For koalas, their hydration comes from the leaves they eat. Until the canopy condition improves and while we continue to experience hot weather, koalas are likely to continue needing access to clean water. By putting out arboreal drinking stations, one of our core aims has been to enable arboreal animals to remain in the trees and not have to come to ground for water, in an effort to keep them safe from ground predators like foxes and cats. We have also continued to put out pellets, for macropods, wombats and smaller native animals.
Using satellite imagery to map vegetation
Satellite imagery allows us to look at vegetation quality and determine the water and food needs across the district. The technique uses different bandwidths of light (red and near-infrared) to tell us how much chlorophyll or green vegetation is in an area. This is a widely used index called the Normalised Difference Vegetation Index (NDVI). As we measure forest vegetation, the main thing we can observe in the satellite imagery is the condition of the canopy. This helps to indicate the areas where wildlife will still need assistance with food and water.
In the maps below you can observe the canopy condition prior to the drought, during the drought (just before the bush fire season), and finally after the fires. It is important to note that even the vegetation that didn’t burn, which can be seen to the north of Black Range Road, is still in very poor condition. For example without these images it woud be easy to assume, incorrectly, that the unburnt areas are healthy and wildlife there doesn’t need support.

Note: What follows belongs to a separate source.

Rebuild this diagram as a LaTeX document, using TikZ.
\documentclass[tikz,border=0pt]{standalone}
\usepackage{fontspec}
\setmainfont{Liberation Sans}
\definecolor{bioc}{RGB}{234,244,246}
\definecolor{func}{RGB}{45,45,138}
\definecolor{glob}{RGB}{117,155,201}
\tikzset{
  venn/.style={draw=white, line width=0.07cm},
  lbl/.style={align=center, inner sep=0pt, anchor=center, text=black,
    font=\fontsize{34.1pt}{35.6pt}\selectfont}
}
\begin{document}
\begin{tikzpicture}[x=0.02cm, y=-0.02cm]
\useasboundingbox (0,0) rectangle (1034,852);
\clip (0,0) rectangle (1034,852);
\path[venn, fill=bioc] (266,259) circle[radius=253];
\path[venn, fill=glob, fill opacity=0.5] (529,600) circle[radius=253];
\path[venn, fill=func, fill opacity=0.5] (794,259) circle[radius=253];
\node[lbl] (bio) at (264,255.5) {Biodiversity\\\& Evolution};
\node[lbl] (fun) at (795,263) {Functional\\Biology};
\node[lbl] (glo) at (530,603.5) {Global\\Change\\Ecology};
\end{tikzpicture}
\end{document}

A big thank you to our volunteer Ariane Weiss, who has been assisting with this critical mapping technology.
– Above: Satellite image prior to the drought – 25/01/2019
– Above: Satellite image during the drought – 27/10/2019
– Above: Satellite image after the bush fires – 30/01/2020
Why is this technology important?
By using this satellite imagery, we are able to more effectively contribute to wider wildlife conservation in the area. Specifically, the technology allows us to:
- Use science to determine when we should take the water stations out and stop deploying them
- Track forest canopy rehabilitation over time
- Target and test areas for browse collection from Black Range (for our koalas at Taronga) and monitor how quickly the canopy improves after rain.
We are also using fire intensity mapping (Google Earth Engine Burnt Area Map) to guide where we allocate resources, and where it is safe to take our field teams.

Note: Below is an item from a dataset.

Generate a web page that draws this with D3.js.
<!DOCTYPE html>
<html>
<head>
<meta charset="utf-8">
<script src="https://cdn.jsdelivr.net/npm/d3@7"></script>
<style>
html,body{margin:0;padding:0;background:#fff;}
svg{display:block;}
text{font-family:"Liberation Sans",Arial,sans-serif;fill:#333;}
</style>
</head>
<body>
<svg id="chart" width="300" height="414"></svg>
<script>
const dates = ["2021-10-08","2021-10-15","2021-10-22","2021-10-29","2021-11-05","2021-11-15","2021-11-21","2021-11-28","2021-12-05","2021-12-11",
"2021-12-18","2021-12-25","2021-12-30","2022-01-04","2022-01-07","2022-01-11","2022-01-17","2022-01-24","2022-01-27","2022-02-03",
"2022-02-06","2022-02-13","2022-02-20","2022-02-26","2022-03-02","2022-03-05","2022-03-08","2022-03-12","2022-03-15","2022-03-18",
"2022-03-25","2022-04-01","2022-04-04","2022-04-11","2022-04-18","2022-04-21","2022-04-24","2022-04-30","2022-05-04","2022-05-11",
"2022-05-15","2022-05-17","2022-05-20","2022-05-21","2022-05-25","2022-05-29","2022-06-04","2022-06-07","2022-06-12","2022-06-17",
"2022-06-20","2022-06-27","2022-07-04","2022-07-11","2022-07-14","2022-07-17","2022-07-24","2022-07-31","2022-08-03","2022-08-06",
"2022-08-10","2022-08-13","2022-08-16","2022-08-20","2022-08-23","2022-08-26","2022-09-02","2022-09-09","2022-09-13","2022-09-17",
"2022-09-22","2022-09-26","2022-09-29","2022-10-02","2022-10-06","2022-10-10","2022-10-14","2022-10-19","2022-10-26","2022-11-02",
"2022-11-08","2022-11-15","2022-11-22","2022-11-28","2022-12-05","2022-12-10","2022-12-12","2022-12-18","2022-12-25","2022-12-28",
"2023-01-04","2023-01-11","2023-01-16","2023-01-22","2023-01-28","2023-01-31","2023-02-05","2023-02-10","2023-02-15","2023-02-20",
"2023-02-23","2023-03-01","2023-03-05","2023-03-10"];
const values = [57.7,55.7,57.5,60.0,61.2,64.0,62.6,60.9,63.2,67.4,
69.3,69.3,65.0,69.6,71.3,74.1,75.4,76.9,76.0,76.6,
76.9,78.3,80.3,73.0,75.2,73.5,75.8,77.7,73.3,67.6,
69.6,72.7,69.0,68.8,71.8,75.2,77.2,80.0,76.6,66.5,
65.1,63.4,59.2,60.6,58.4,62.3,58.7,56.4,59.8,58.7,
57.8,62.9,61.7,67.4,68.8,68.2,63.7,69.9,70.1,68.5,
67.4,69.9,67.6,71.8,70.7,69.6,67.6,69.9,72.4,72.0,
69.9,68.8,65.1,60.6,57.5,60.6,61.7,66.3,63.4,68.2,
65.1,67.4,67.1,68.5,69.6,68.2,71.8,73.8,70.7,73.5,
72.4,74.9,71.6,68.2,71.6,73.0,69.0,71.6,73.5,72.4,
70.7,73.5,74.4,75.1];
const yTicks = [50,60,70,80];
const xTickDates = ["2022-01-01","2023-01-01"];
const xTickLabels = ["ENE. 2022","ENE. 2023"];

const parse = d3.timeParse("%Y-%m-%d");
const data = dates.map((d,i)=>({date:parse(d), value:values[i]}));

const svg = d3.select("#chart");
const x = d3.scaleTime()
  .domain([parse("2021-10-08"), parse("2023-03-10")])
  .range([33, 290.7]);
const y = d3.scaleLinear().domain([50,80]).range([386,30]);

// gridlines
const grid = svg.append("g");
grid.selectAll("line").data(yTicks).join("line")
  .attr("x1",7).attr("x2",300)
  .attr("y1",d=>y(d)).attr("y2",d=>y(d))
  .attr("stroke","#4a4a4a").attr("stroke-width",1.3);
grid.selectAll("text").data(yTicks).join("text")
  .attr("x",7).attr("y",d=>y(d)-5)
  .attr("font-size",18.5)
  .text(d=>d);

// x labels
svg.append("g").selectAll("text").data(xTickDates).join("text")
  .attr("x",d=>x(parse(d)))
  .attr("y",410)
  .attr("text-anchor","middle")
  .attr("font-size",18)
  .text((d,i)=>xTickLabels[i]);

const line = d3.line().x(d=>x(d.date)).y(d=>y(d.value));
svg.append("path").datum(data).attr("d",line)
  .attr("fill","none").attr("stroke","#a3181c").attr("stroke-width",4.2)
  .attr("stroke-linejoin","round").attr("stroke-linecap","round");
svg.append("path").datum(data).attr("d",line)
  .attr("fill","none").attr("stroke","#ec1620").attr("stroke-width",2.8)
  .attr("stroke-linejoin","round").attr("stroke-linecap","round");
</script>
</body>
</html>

How can this technology help us in the future?
Science for Wildlife will soon begin conducting post-fire surveys to observe how canopy condition and fire intensity correlates with where koalas have been spotted. This will allow us to compare our koala locations after the fires, to those prior to the drought and heat stress. Koalas are fussy eaters so it’s bound to be complicated, but we might be able to use this as a predictor of where our koalas are likely to head when released, and where we might find more koalas post-fires.
The ongoing bushfire relief project would not have been possible without the support of our fantastic volunteers who have been on the ground assisting with setting up and maintaining water stations and food drops, and who will be back at our study sites with us soon doing koala surveys and radio-tracking.
All of these contributions remind us of the value of community support and involvement, as community ties such as this ensure that we deliver the highest quality conservation outcomes for our wildlife.